# Male or female-test



## Giaguara (Mar 18, 2004)

http://www.bookblog.net/gender/genie.html

this thing analyzes the text you insert (article, blog entry etc) and tells if it thinks that the writer of it (you or anyone else) is male or female.    ::angel:: 

anyone else thinks different .. than their gender?


----------



## Ricky (Mar 18, 2004)

It thinks I'm a woman from a blog entry.


----------



## Giaguara (Mar 18, 2004)

I tried with a blog entry too. I am male according to it..


----------



## chevy (Mar 18, 2004)

I'm a male, 10:6


----------



## chevy (Mar 18, 2004)

The café is male too: I took a random page in the café and I had the following score:
Female Score: 498
Male Score: 998


----------



## Zammy-Sam (Mar 18, 2004)

Wow! They are using a neuronal network? God, some ppl really have too much time.   They must have collected a lot of books or writings from male and female persons...
But what would it be useful for? For all those lonely chatters out there to find out, whether the wonderful girl on the other line is really a girl or a very funny guy?


----------



## chemistry_geek (Mar 18, 2004)

Well, I submitted a long response to a thread on this forum.  It correctly estimated me as a male.



> But what would it be useful for? For all those lonely chatters out there to find out, whether the wonderful girl on the other line is really a girl or a very funny guy?



Well, yes it could be used exactly for that purpose.  And I think that over time, it can estimate other things in addition to gender including the age of the individual, language development, or some component of IQ.  It could be abused by human resources departments of corporations who require and receive written essays, cover letters for jobs, etc... to focus on identifying WHO [gender] would be preferred for a particular position, based on a biased decision.  Companies [in the USA] can't necessarily indicate a job is for a male or a female, except perhaps for strip clubs, but we won't go there; corporations have to comply with Equal Employment Opportunity laws.


----------



## Giaguara (Mar 18, 2004)

In Italy most companies do indicate if they want a male or female (that is 'pay less'). As well the age can be specidfied: can anyone explain me why e.g. a multitask secratary should be female, and under 23 years? Why such age limits, 23, 24, 28 ..as max age? I guess the only reasons can be "we want a female worker, a young person so that we can be cheap and pay a miserable salary, and be sure that she adapts easier to all kind of bullying we involve in in this work place".  

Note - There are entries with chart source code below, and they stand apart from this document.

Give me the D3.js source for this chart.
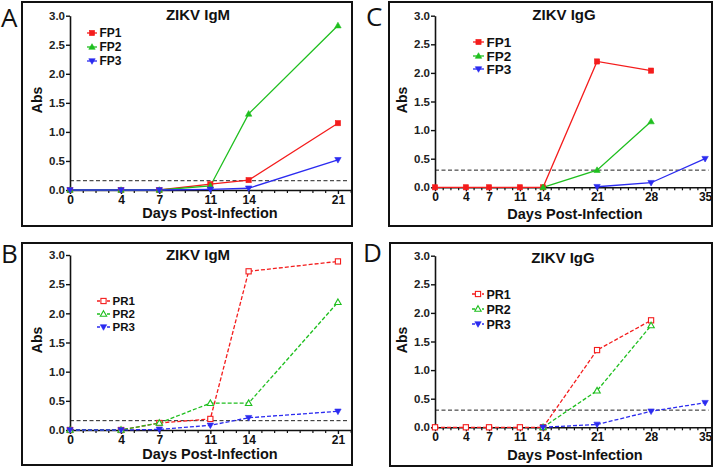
<!DOCTYPE html>
<html><head><meta charset="utf-8">
<script src="https://cdn.jsdelivr.net/npm/d3@7"></script>
<style>body{margin:0;background:#fff}svg{display:block}</style>
</head><body>
<svg id="c" width="720" height="467"></svg>
<script>
const daysIgM = [0,4,7,11,14,21];
const daysIgG = [0,4,7,11,14,21,28,35];
const igmFP1 = [0,0,0,0.10,0.17,1.15];
const igmFP2 = [0,0,0,0.07,1.31,2.83];
const igmFP3 = [0,0,0,0.01,0.03,0.52];
const iggFP1 = [0,0,0,0,0,2.20,2.04,null];
const iggFP2 = [null,null,null,null,0,0.30,1.15,null];
const iggFP3 = [null,null,null,null,null,0.01,0.08,0.50];
const igmPR1 = [0,0,0.12,0.19,2.72,2.89];
const igmPR2 = [0,0,0.12,0.46,0.46,2.19];
const igmPR3 = [0,0,0.01,0.08,0.21,0.32];
const iggPR1 = [0,0,0,0,0,1.35,1.87,null];
const iggPR2 = [null,null,null,null,0,0.64,1.78,null];
const iggPR3 = [null,null,null,null,0,0.05,0.28,0.43];
const yTicks = [0,0.5,1.0,1.5,2.0,2.5,3.0];
const cutIgM = 0.16, cutIgG = 0.30;
const fpNames = ["FP1","FP2","FP3"], prNames = ["PR1","PR2","PR3"];
const titles = ["ZIKV IgM","ZIKV IgG"];
const letters = ["A","B","C","D"];
const colors = ["#f41c1c","#1fbf1f","#2b2bf0"];

const svg = d3.select("#c");
const font = "Liberation Sans, Arial, sans-serif";

const panels = [
 {letter:letters[0], frame:[22,2,330,224], xr:[70,350.7], xmax:22, yr:[190,15.7], days:daysIgM, series:[igmFP1,igmFP2,igmFP3], names:fpNames, title:titles[0], cut:cutIgM, dashed:false,
  titleX:198, titleY:19.5, legX:87, legLen:10, legY:[33,47,61], legFont:12, letPos:[1,27], absX:42, absY:100, xlabY:218},
 {letter:letters[1], frame:[22,243,330,222], xr:[70,350.7], xmax:22, yr:[430,255], days:daysIgM, series:[igmPR1,igmPR2,igmPR3], names:prNames, title:titles[0], cut:cutIgM, dashed:true,
  titleX:198, titleY:260, legX:97, legLen:13, legY:[301,314,327], legFont:11.5, letPos:[1,263], absX:42, absY:340, xlabY:459},
 {letter:letters[2], frame:[389,2,323,224], xr:[435,710.5], xmax:35.7, yr:[187.3,15.7], days:daysIgG, series:[iggFP1,iggFP2,iggFP3], names:fpNames, title:titles[1], cut:cutIgG, dashed:false,
  titleX:564, titleY:20, legX:473, legLen:11, legY:[42,56,69], legFont:13.5, letPos:[366,26], absX:407, absY:100, xlabY:219},
 {letter:letters[3], frame:[390,243,322,223], xr:[435,710.5], xmax:35.7, yr:[427.3,255.7], days:daysIgG, series:[iggPR1,iggPR2,iggPR3], names:prNames, title:titles[1], cut:cutIgG, dashed:true,
  titleX:563, titleY:263, legX:472, legLen:12, legY:[294,309,324], legFont:12.5, letPos:[363,262], absX:407, absY:340, xlabY:460}
];

function marker(g, kind, x, y, color, open){
  if(kind===0){
    g.append("rect").attr("x",x-2.6).attr("y",y-2.6).attr("width",5.2).attr("height",5.2)
     .attr("fill",open?"#fff":color).attr("stroke",color).attr("stroke-width",open?1.1:0.6);
  } else if(kind===1){
    g.append("path").attr("d",`M${x},${y-3.3}L${x+3.2},${y+2.3}L${x-3.2},${y+2.3}Z`)
     .attr("fill",open?"#fff":color).attr("stroke",color).attr("stroke-width",open?1.1:0.6);
  } else {
    g.append("path").attr("d",`M${x},${y+3.3}L${x+3.2},${y-2.3}L${x-3.2},${y-2.3}Z`)
     .attr("fill",color).attr("stroke",color).attr("stroke-width",0.6);
  }
}

panels.forEach(p=>{
  const g = svg.append("g");
  g.append("rect").attr("x",p.frame[0]).attr("y",p.frame[1]).attr("width",p.frame[2]).attr("height",p.frame[3])
   .attr("fill","none").attr("stroke","#111").attr("stroke-width",2);
  g.append("text").attr("x",p.letPos[0]).attr("y",p.letPos[1]).text(p.letter)
   .attr("font-family","Open Sans, sans-serif").attr("font-size",26).attr("fill","#111");

  const x = d3.scaleLinear().domain([0,p.xmax]).range(p.xr);
  const y = d3.scaleLinear().domain([0,3]).range(p.yr);

  g.append("line").attr("x1",x(0)).attr("x2",p.xr[1]-2).attr("y1",y(p.cut)).attr("y2",y(p.cut))
   .attr("stroke","#222").attr("stroke-width",1).attr("stroke-dasharray","4,2.5");

  const minor = d3.range(0, Math.floor(p.xmax)+1).filter(d=>!p.days.includes(d));
  g.append("g").attr("transform",`translate(0,${p.yr[0]})`)
   .call(d3.axisBottom(x).tickValues(minor).tickSize(3).tickFormat(""))
   .call(a=>a.select(".domain").remove())
   .call(a=>a.selectAll("line").attr("stroke","#111").attr("stroke-width",1.2));
  g.append("g").attr("transform",`translate(0,${p.yr[0]})`)
   .call(d3.axisBottom(x).tickValues(p.days).tickSize(4).tickSizeOuter(0).tickFormat(d3.format("d")).tickPadding(1))
   .call(a=>a.select(".domain").attr("stroke","#111").attr("stroke-width",1.6))
   .call(a=>a.selectAll("line").attr("stroke","#111").attr("stroke-width",1.4))
   .call(a=>a.selectAll("text").attr("font-family",font).attr("font-weight","bold").attr("font-size",12).attr("fill","#111"));
  g.append("g").attr("transform",`translate(${p.xr[0]},0)`)
   .call(d3.axisLeft(y).tickValues(yTicks).tickSize(4).tickSizeOuter(0).tickFormat(d3.format(".1f")).tickPadding(1))
   .call(a=>a.select(".domain").attr("stroke","#111").attr("stroke-width",1.6))
   .call(a=>a.selectAll("line").attr("stroke","#111").attr("stroke-width",1.4))
   .call(a=>a.selectAll("text").attr("font-family",font).attr("font-weight","bold").attr("font-size",11.5).attr("fill","#222"));

  p.series.forEach((s,i)=>{
    const pts = p.days.map((d,j)=>({d, v:s[j]}));
    g.append("path").datum(pts)
     .attr("d", d3.line().defined(q=>q.v!==null).x(q=>x(q.d)).y(q=>y(q.v)))
     .attr("fill","none").attr("stroke",colors[i]).attr("stroke-width",1.3)
     .attr("stroke-dasharray",p.dashed?"4,2":null);
  });
  p.series.forEach((s,i)=>{
    p.days.forEach((d,j)=>{ if(s[j]!==null) marker(g,i,x(d),y(s[j]),colors[i],p.dashed); });
  });

  g.append("text").attr("x",p.titleX).attr("y",p.titleY).attr("text-anchor","middle")
   .attr("font-family",font).attr("font-weight","bold").attr("font-size",15).attr("fill","#111").text(p.title);
  g.append("text").attr("transform",`translate(${p.absX},${p.absY}) rotate(-90)`).attr("text-anchor","middle")
   .attr("font-family",font).attr("font-weight","bold").attr("font-size",14).attr("fill","#111").text("Abs");
  g.append("text").attr("x",p.xr[0]+140).attr("y",p.xlabY).attr("text-anchor","middle")
   .attr("font-family",font).attr("font-weight","bold").attr("font-size",14.5).attr("fill","#111").text("Days Post-Infection");

  p.names.forEach((n,i)=>{
    const ly = p.legY[i];
    g.append("line").attr("x1",p.legX).attr("x2",p.legX+p.legLen).attr("y1",ly).attr("y2",ly)
     .attr("stroke",colors[i]).attr("stroke-width",1.3).attr("stroke-dasharray",p.dashed?"3,2":null);
    marker(g,i,p.legX+p.legLen/2,ly,colors[i],p.dashed);
    g.append("text").attr("x",p.legX+p.legLen+2.5).attr("y",ly+p.legFont*0.36).attr("font-family",font).attr("font-weight","bold")
     .attr("font-size",p.legFont).attr("fill","#111").text(n);
  });
});
</script>
</body></html>
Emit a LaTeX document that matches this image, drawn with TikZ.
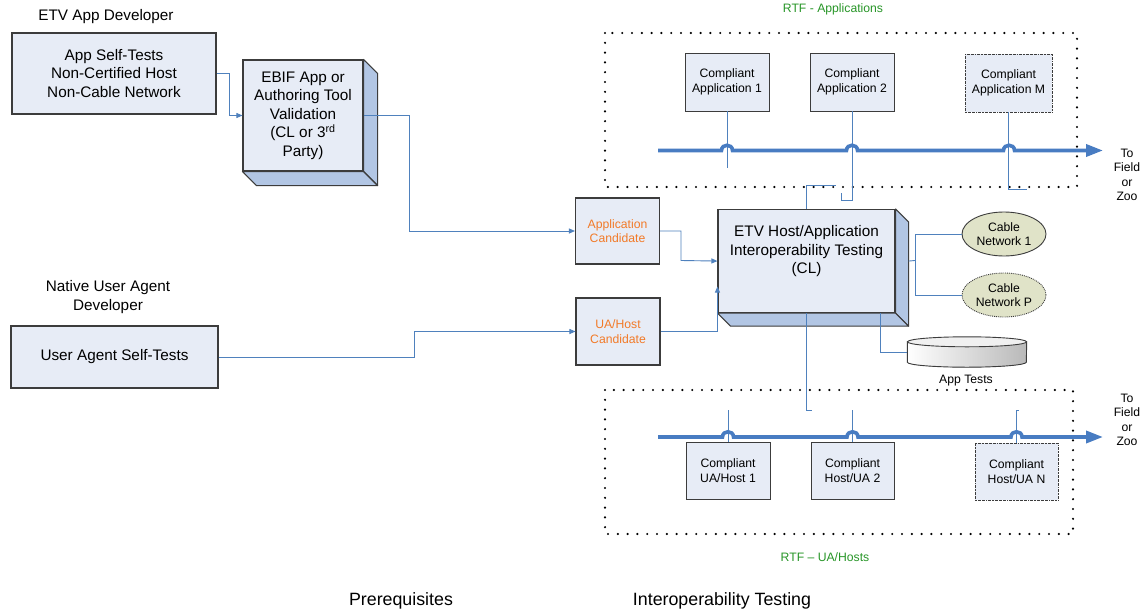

In places where it is illegal to ask the male or female person what are his/ her family/ reproductional plans in the future, in many cases they still do. If the next gen. or iPods has a working microfone in it and supports voice recording, guess if it is going to be used by some women in the future job intervews.


----------



## dlloyd (Mar 18, 2004)

I did your last post, Giaguara, said you were a gal


----------



## Ricky (Mar 18, 2004)

That's not fair, dlloyd.  You know that English isn't her native tongue.


----------



## Viro (Mar 19, 2004)

Unbelievable. The program actually thinks that words like 'myself', 'was', 'not', 'with' among others are feminine!!

Now I know what words I'm not meant to say


----------



## Zammy-Sam (Mar 19, 2004)

Viro said:
			
		

> Now I know what words I'm *not* meant to say


still female!


----------



## adambyte (Mar 20, 2004)

Dammit. Apparently I write like a female. 

I'm going to go sulk in the corner, eating a pint of ice cream while fawning over Johnny Depp. 

*shakes fist in anger* Bastards.


----------



## Viro (Mar 20, 2004)

hehe... its such a strange concept. Did anyone manage to get the real paper, and not just the Nature.com article? It seemed to be down.


----------



## Giaguara (Mar 20, 2004)

the test is on and working. hm, maybe av overload of servers...?


----------



## markceltic (Mar 21, 2004)

although this is quite amusing, in reality I wonder just how many of the fairer sex are mac users.


----------